A mettere in prosa le critiche velate di Galvagno che tradiscono – ci torneremo – il malumore complessivo di Fratelli d’Italia, è stato Antonio De Luca, capogruppo del Movimento 5 Stelle: “L’unico vero dato che il presidente dell’Ars doveva comunicare non poteva comunicarlo senza il rischio di provocare una crisi di governo: se l’Ars è quasi catatonica e marcia con il freno a mano tirato la colpa principale è dell’esecutivo Schifani che in sei mesi di legislatura non ha praticamente cavato un ragno dal buco”. Ma il governatore non ha il tempo per occuparsi di tutto. E’ in campagna elettorale per le Amministrative, sta cercando di accrescere il suo peso nel quadro dirigenziale nazionale di Forza Italia (con l’adesione di Cancelleri è già a buon punto), sta ragionando sul “tagliando” da fare al governo, che potrebbe portare a un rimpasto prima dell’estate (o addirittura prima). E poi ha mille nemici da fronteggiare: i capi di Ita e Ryanair, i burocrati fannulloni, la ditta di Favara che non completa i lavori del Castello Utveggio. E’ una vitaccia.

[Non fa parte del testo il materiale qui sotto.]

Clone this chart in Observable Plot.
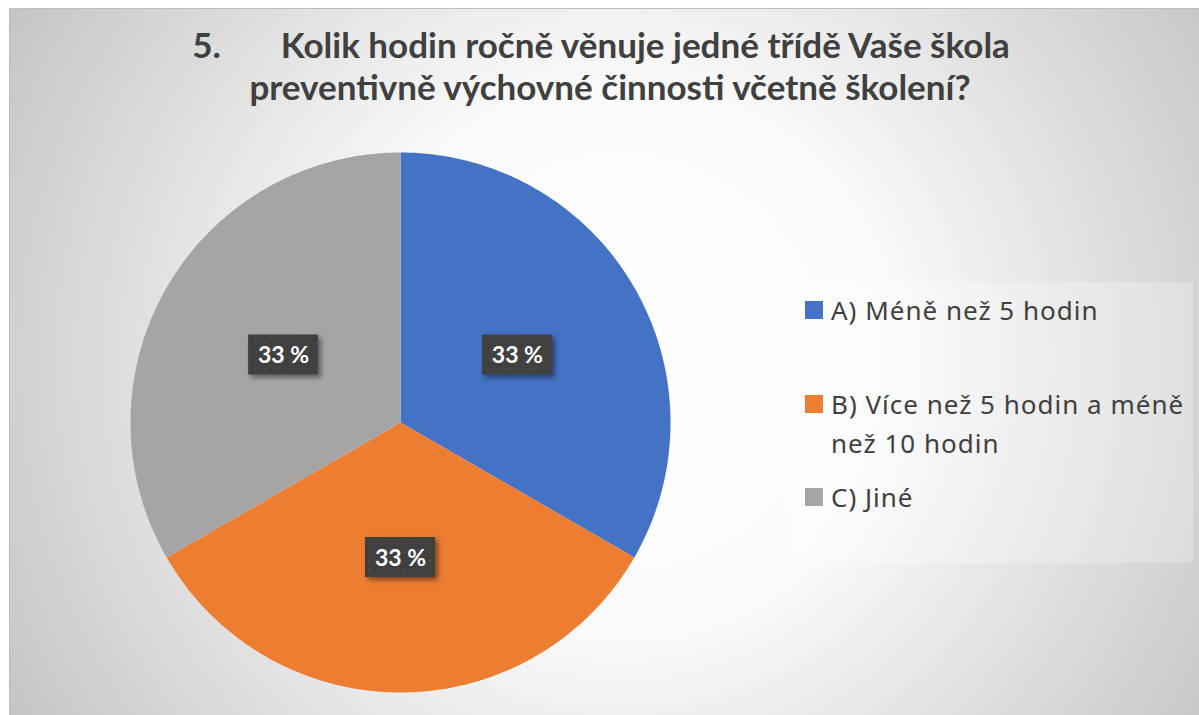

Ma Fratelli d’Italia, il partito che l’ha messo lì per governare al posto di Musumeci, è stanco di tanta melassa. Vorrebbe raccogliere il frutto dei primi sette mesi di governo e presentare il resoconto a Giorgia Meloni, e invece si ritrova a dover fare buon viso a cattivo gioco. La conferenza stampa convocata da Galvagno dopo mesi di nulla è, di per sé, un atto di coraggio. La kermesse organizzata da Forza Italia al Politeama di Palermo, invece, s’è tradotta in una farsa. Nella vetrina di Cancelleri, che comunicava l’adesione a “una famiglia di valori” su cui aveva sputacchiato fino al giorno prima. Le dichiarazioni d’intenti non pagano più. Lo scambio d’amorosi sensi con gli altri partiti della coalizione è finito da un pezzo. La panna acida di questo esecutivo s’è smontata in maniera inesorabile. Non sarà il pontile di Mondello a garantirgli un futuro roseo.